::: Collected material

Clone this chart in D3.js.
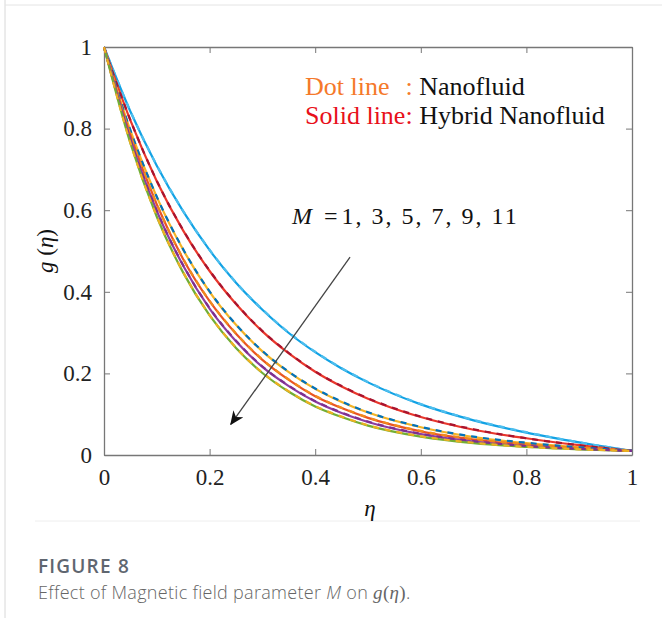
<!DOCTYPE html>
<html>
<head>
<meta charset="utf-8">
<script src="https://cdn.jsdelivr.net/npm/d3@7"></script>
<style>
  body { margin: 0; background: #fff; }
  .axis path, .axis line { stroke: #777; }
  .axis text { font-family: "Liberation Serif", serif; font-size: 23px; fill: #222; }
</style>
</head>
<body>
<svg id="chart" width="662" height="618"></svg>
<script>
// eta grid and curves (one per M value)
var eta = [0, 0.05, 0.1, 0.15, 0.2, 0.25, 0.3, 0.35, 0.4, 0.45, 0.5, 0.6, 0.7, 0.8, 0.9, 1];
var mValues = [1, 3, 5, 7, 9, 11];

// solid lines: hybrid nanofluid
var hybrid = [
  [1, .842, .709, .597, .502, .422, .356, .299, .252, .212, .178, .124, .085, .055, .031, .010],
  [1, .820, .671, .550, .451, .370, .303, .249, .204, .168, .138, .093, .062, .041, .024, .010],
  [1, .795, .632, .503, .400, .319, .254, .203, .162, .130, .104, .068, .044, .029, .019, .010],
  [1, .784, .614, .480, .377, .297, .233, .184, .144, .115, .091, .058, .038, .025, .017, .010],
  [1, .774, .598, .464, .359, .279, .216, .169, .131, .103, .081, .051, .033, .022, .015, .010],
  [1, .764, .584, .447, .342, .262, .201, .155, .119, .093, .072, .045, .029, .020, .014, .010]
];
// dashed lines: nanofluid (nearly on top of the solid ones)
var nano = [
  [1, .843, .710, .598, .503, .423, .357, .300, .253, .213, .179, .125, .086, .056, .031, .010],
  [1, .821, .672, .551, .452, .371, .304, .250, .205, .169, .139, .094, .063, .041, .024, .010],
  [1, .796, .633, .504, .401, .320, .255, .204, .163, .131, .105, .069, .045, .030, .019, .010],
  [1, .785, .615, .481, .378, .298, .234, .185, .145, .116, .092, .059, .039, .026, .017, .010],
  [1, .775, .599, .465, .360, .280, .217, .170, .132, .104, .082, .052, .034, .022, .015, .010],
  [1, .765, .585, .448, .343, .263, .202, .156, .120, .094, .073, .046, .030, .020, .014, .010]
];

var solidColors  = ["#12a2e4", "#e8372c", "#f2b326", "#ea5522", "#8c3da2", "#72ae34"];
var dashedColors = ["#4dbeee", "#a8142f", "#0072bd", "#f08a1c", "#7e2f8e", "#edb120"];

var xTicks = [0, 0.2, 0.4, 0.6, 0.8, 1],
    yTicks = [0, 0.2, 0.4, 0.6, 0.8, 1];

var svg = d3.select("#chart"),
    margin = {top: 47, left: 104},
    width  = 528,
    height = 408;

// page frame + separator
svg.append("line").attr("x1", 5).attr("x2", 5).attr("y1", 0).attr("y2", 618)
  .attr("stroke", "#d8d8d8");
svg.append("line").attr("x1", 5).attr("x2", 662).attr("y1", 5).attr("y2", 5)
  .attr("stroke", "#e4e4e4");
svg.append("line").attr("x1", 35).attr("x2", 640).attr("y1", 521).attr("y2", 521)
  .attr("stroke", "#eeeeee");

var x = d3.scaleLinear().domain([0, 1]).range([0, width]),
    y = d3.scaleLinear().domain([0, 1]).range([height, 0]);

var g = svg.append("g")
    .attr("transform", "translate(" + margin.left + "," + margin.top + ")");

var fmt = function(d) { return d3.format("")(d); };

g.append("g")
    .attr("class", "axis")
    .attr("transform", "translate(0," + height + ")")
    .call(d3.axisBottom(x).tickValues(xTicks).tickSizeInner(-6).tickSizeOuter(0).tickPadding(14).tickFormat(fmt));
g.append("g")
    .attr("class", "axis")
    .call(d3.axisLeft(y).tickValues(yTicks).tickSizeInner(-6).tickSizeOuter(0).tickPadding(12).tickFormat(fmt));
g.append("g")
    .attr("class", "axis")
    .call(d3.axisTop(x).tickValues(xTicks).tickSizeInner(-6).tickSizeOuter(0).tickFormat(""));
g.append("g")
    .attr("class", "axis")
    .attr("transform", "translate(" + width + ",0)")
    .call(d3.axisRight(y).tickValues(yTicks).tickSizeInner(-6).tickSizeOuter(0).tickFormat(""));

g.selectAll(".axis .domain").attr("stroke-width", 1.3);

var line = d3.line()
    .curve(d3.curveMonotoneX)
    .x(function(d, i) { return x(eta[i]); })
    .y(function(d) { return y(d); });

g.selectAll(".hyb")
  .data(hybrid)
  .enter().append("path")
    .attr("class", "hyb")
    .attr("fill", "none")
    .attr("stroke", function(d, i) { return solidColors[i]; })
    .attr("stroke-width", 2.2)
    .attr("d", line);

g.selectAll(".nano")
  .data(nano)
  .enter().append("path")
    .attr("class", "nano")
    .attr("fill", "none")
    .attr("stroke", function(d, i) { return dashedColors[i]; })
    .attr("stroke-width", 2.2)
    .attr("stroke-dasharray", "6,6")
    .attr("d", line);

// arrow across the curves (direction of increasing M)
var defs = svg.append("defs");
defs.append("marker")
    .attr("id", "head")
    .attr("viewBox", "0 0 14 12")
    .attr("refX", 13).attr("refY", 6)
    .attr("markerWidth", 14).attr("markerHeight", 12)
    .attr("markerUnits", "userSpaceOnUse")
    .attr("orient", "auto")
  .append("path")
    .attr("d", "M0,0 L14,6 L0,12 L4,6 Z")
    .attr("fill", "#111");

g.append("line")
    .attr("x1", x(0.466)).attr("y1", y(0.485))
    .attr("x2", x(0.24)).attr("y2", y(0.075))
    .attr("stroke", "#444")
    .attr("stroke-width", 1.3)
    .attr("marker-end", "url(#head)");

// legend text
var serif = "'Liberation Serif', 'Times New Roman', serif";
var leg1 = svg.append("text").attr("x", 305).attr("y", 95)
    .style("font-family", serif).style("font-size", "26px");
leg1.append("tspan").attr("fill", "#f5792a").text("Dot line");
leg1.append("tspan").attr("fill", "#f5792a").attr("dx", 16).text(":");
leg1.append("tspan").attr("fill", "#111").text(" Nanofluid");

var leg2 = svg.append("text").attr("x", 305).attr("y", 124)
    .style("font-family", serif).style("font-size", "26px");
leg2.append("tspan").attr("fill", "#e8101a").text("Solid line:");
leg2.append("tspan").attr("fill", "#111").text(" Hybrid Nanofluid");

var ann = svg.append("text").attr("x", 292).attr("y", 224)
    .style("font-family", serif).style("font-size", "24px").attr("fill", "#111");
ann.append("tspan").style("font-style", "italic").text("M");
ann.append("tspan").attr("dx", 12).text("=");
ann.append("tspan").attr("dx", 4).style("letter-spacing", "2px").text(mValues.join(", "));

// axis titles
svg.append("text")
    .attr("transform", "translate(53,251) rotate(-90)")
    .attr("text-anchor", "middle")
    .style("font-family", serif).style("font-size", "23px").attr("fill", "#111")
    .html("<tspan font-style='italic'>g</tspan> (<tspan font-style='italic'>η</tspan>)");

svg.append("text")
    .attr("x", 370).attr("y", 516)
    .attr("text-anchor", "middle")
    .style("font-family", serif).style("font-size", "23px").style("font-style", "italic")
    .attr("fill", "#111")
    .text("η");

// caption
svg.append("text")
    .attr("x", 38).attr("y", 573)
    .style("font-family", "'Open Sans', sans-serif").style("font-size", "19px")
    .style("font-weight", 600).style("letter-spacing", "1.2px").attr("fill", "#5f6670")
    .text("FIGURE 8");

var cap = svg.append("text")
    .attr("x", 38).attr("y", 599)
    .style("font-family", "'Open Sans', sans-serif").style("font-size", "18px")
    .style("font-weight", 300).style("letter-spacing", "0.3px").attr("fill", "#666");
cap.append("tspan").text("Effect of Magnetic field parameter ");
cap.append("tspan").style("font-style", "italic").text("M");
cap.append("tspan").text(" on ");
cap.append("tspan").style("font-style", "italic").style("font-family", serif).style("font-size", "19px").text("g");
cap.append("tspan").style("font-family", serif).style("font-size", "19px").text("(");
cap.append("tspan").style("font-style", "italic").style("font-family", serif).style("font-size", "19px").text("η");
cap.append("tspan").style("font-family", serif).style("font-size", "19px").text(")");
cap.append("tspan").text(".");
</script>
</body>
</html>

::::::

## Task requirements:
Print, exactly as written, the lines above from the first one to the one containing "var mValues = [1, 3, 5, 7, 9, 11];". Leave out pictures.

## Correct answer:
Clone this chart in D3.js.
<!DOCTYPE html>
<html>
<head>
<meta charset="utf-8">
<script src="https://cdn.jsdelivr.net/npm/d3@7"></script>
<style>
  body { margin: 0; background: #fff; }
  .axis path, .axis line { stroke: #777; }
  .axis text { font-family: "Liberation Serif", serif; font-size: 23px; fill: #222; }
</style>
</head>
<body>
<svg id="chart" width="662" height="618"></svg>
<script>
// eta grid and curves (one per M value)
var eta = [0, 0.05, 0.1, 0.15, 0.2, 0.25, 0.3, 0.35, 0.4, 0.45, 0.5, 0.6, 0.7, 0.8, 0.9, 1];
var mValues = [1, 3, 5, 7, 9, 11];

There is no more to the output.